A little while ago, I wrote an article about the “Brad Hibbs principle,” which basically goes as follows: Don’t overlook or take advantage of your friends. More precisely, it’s that you should not overlook nor deny the gifts of nice people who are close to you in order to appease others who chronically complain and/or make your life miserable. This is not fair to anyone and often works against your own best interest.

I learned all this from Brad, who I overlooked years ago as a coach and a friend, since he made life easier for me than some other people. Of course, I’m really sorry that I did it, and I hope to have learned my lesson, but the idea stuck with me. If you’re ever in a position to help out a civil engineer in North Carolina, please consider Brad. It would make me feel better.

Lately, I’ve been thinking about the other side of this issue. What do you do when you realize that the person or persons you have been helping out for some time overlook you and are otherwise unappreciative of your efforts? I’m not talking about responding to hurt feelings, so much as the realization that you’re making a lot of effort on behalf of someone else that might be better spent on yourself. A lot of this has come out in conversations I’ve been having, such as with a friend I know who has served on a church committee for a very long time. This committee has helped the church through some very hard times and continues to be an important part of the church’s life, but he’s getting a bit burnt out after serving for so long. Nice people like him do not easily quit, particularly when they are needed, so he’s struggling to cope with the guilt that comes with knowing it’s time to stop. Another person I know has been a pastor for some time, but is wrestling with the idea that their ministry has changed significantly since the current position began and is looking for a way to make it mean something again. Ministers can be very unappreciated, and that may be an essential part of what is driving this search. So here are a few things that I thought of, after talking with these folk:

First, it is important to identify what you’re feeling. Are you angry over something or are you, instead, realizing something? That’s an important distinction, since truly nice people try to let their anger go but they also tend to let others take advantage without thinking about it. When the day comes that you can’t take it any more, which of those two things is driving you?

Second, determine how much you’re willing to bleed. It’s painful to call it quits when you’ve devoted yourself to something, but it can be even more painful to throw away your time and energy for a long time and to no discernable purpose. At what point does the latter pain override the former? Only you can know that.
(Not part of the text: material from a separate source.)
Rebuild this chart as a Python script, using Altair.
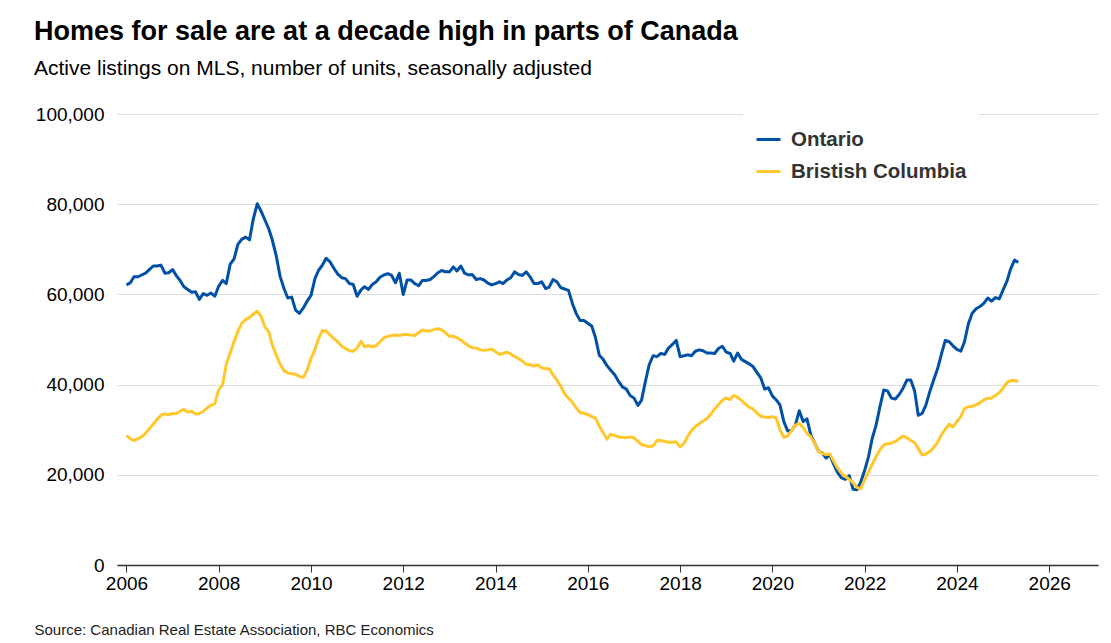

Third, do a “cost-benefit” analysis. What do you gain from the current situation? Does it justify what you are doing? More importantly, how does your continued dedication to something that doesn’t appear productive affect your relationships with those closest to you? Are you cheating them to help someone else? If, at some point, it becomes apparent that your time is a precious commodity that you are spending freely on the wrong people or causes, can you start spending it on the right ones?
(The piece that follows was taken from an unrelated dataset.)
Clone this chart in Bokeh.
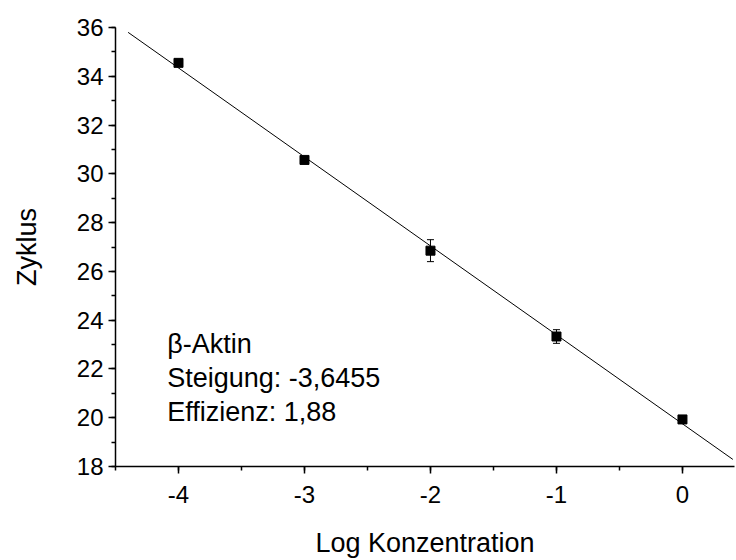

Finally, dream another dream. All too often, we can get caught up in a task we voluntarily undertook or a job that we were hired to do when they have ceased to exist in that form years ago. It’s also easy to be so taken in by someone else’s needs or someone else’s dreams that we put way too little emphasis on our own. Maybe we all need permission to stop and say, as Glenn Phillips does in one of my favorite songs: “With the time I waste on the life I never had, I could have turned myself into a better man.” It might look easier to cling to another’s dream, rather than chase our own but, after awhile, it’s not very fulfilling.

So, those are some thoughts that all this conversation brought to mind. I’ve never found it easy to quit anything, so hearing others talk about it really got me thinking about what I might have put Brad through all those years ago, and what I may have been asking others to go though ever since. What about you? How do you know when it’s time to make a change, and how do you make it while preserving the decency and kindness that might have put you in such a position in the first place?